Leave the pictures out and quote every line from the start of the listing to the line with "(txmgrlabel) at (72,100)", inclusive.

━━━ SOURCE MATERIAL

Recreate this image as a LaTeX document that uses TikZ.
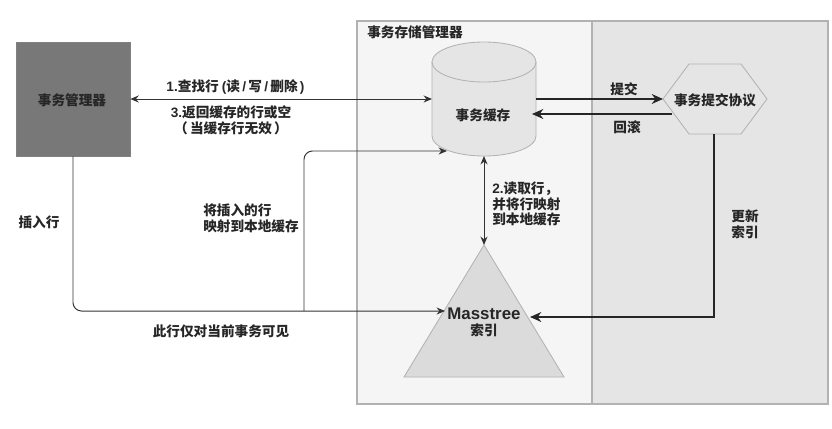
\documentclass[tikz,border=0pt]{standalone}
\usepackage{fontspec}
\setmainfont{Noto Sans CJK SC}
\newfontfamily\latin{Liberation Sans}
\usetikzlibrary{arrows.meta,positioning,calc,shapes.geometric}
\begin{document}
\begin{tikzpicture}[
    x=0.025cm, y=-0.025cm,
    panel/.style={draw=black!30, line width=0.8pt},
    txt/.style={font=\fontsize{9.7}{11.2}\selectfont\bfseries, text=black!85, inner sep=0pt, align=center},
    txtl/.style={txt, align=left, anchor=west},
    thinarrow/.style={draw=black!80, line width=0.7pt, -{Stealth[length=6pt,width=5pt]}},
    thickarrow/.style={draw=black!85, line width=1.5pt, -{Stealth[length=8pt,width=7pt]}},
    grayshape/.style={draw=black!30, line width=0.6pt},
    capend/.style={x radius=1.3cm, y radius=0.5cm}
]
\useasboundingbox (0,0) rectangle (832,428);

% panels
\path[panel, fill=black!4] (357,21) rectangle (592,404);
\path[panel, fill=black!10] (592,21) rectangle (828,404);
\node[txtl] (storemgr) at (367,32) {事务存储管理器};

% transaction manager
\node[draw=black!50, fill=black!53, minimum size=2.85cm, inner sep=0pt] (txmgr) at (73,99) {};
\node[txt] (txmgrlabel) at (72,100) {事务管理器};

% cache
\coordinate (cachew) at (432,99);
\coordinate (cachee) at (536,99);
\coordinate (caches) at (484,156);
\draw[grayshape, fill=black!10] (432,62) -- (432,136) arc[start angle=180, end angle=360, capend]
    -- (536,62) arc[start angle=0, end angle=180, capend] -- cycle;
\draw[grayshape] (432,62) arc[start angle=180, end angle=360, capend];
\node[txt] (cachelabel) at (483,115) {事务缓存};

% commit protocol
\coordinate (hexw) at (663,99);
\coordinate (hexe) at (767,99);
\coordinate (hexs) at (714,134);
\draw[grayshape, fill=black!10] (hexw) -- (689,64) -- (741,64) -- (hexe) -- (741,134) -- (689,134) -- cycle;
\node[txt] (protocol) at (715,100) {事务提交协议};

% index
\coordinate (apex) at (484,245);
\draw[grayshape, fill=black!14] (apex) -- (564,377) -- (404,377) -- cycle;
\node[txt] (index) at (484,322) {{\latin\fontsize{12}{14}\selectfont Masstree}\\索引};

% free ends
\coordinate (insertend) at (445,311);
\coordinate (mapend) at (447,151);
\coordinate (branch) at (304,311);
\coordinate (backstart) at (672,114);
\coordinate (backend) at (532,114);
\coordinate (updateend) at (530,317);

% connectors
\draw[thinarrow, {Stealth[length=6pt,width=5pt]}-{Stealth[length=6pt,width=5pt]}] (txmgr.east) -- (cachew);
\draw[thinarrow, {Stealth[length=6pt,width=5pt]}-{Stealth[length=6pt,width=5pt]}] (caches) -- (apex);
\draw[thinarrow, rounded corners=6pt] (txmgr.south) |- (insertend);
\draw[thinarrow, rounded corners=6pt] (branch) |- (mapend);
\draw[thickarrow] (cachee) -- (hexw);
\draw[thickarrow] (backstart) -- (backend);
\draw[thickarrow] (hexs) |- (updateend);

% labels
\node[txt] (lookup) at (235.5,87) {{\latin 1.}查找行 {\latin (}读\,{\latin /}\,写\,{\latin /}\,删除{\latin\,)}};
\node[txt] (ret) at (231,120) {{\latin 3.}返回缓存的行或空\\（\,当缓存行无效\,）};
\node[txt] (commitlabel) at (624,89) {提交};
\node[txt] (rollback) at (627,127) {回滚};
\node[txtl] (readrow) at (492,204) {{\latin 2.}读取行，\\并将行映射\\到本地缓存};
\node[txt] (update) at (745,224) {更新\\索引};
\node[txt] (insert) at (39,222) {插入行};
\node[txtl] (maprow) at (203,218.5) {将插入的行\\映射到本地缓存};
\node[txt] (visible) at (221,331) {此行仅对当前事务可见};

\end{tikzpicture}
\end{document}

━━━━━━

ANSWER TO THIS EXERCISE -
Recreate this image as a LaTeX document that uses TikZ.
\documentclass[tikz,border=0pt]{standalone}
\usepackage{fontspec}
\setmainfont{Noto Sans CJK SC}
\newfontfamily\latin{Liberation Sans}
\usetikzlibrary{arrows.meta,positioning,calc,shapes.geometric}
\begin{document}
\begin{tikzpicture}[
    x=0.025cm, y=-0.025cm,
    panel/.style={draw=black!30, line width=0.8pt},
    txt/.style={font=\fontsize{9.7}{11.2}\selectfont\bfseries, text=black!85, inner sep=0pt, align=center},
    txtl/.style={txt, align=left, anchor=west},
    thinarrow/.style={draw=black!80, line width=0.7pt, -{Stealth[length=6pt,width=5pt]}},
    thickarrow/.style={draw=black!85, line width=1.5pt, -{Stealth[length=8pt,width=7pt]}},
    grayshape/.style={draw=black!30, line width=0.6pt},
    capend/.style={x radius=1.3cm, y radius=0.5cm}
]
\useasboundingbox (0,0) rectangle (832,428);

% panels
\path[panel, fill=black!4] (357,21) rectangle (592,404);
\path[panel, fill=black!10] (592,21) rectangle (828,404);
\node[txtl] (storemgr) at (367,32) {事务存储管理器};

% transaction manager
\node[draw=black!50, fill=black!53, minimum size=2.85cm, inner sep=0pt] (txmgr) at (73,99) {};
\node[txt] (txmgrlabel) at (72,100) {事务管理器};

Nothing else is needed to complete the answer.